The Student Room Group

What would a housing market crash look like?

Would it affect mainly cities since properties in cities are most expensive?

Is it likely to affect the South more than the North?

I’m just wondering if any areas may escape or even benefit from a crash. For example, if people exodus from places like London and surrounding counties, then one would think the shires and farther counties would gain.
Reply 1
The last ones have been pretty uniform, like the one 14 years ago was pretty much across the board.
Reply 2
Original post by Quady
The last ones have been pretty uniform, like the one 14 years ago was pretty much across the board.


I see.
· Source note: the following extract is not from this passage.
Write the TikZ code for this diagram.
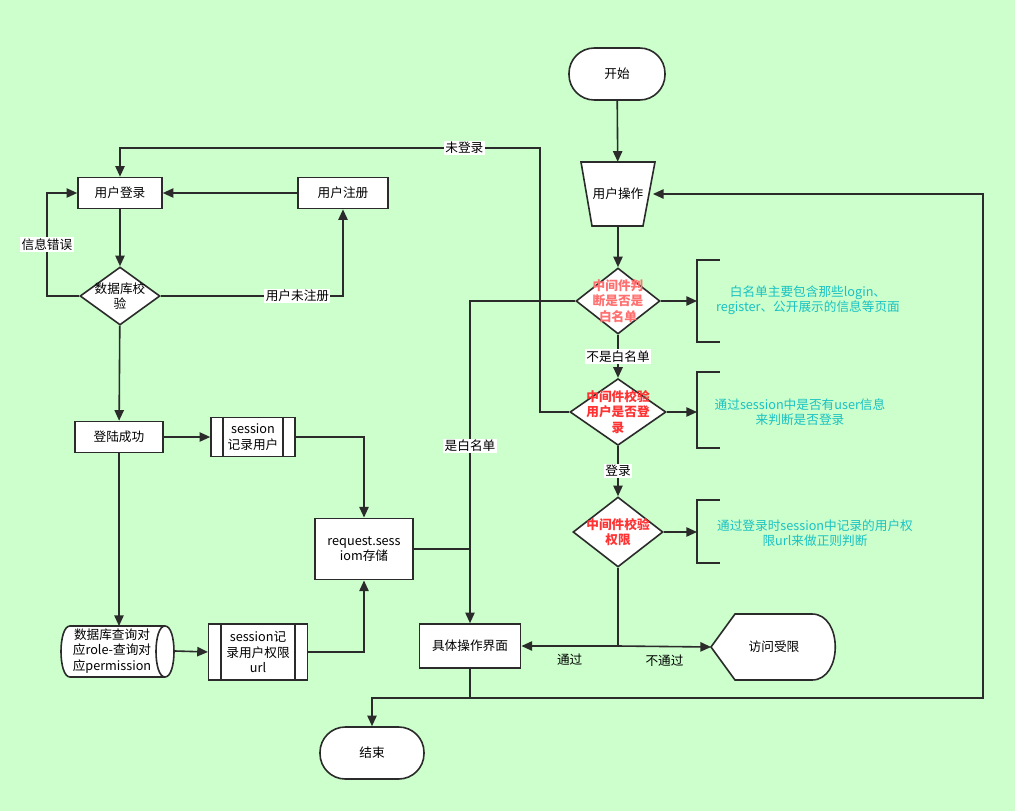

Do you know when the projections are for the next housing crash?
Original post by Fruli
Would it affect mainly cities since properties in cities are most expensive?

Is it likely to affect the South more than the North?
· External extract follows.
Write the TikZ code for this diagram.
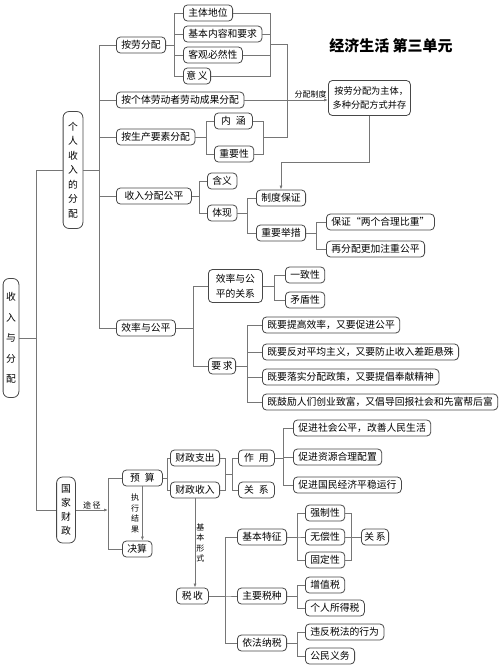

I’m just wondering if any areas may escape or even benefit from a crash. For example, if people exodus from places like London and surrounding counties, then one would think the shires and farther counties would gain.


It's difficult to say. If we look at the 07-09 downturn it was alluded to across the board but afterwards when mortgage lending was restricted, growth was higher in cities than the countryside. In addition, after Brexit we saw slower growth in London than elsewhere.

Generally speaking the pattern of house prices is that London and the South East are a law upon themselves while the rest of the country more or less operates in unison. Additionally, the last business cycle had higher rates of home construction in the north than the south.

Economists are relatively poor at forecasting house price contraction since the biggest factor is credit supply (mortgage availability) rather than affordability.

We may see this change in 2023 though because once interest rates breach 2%, they will start having a larger impact since that's the level at which a lot of variable rate mortgages stopped following lower interest rates. If interest rates become high enough, demand may fall and cause the market to stall.
Reply 4
Nothing good - unless you have a load of gold to protect your money anyway.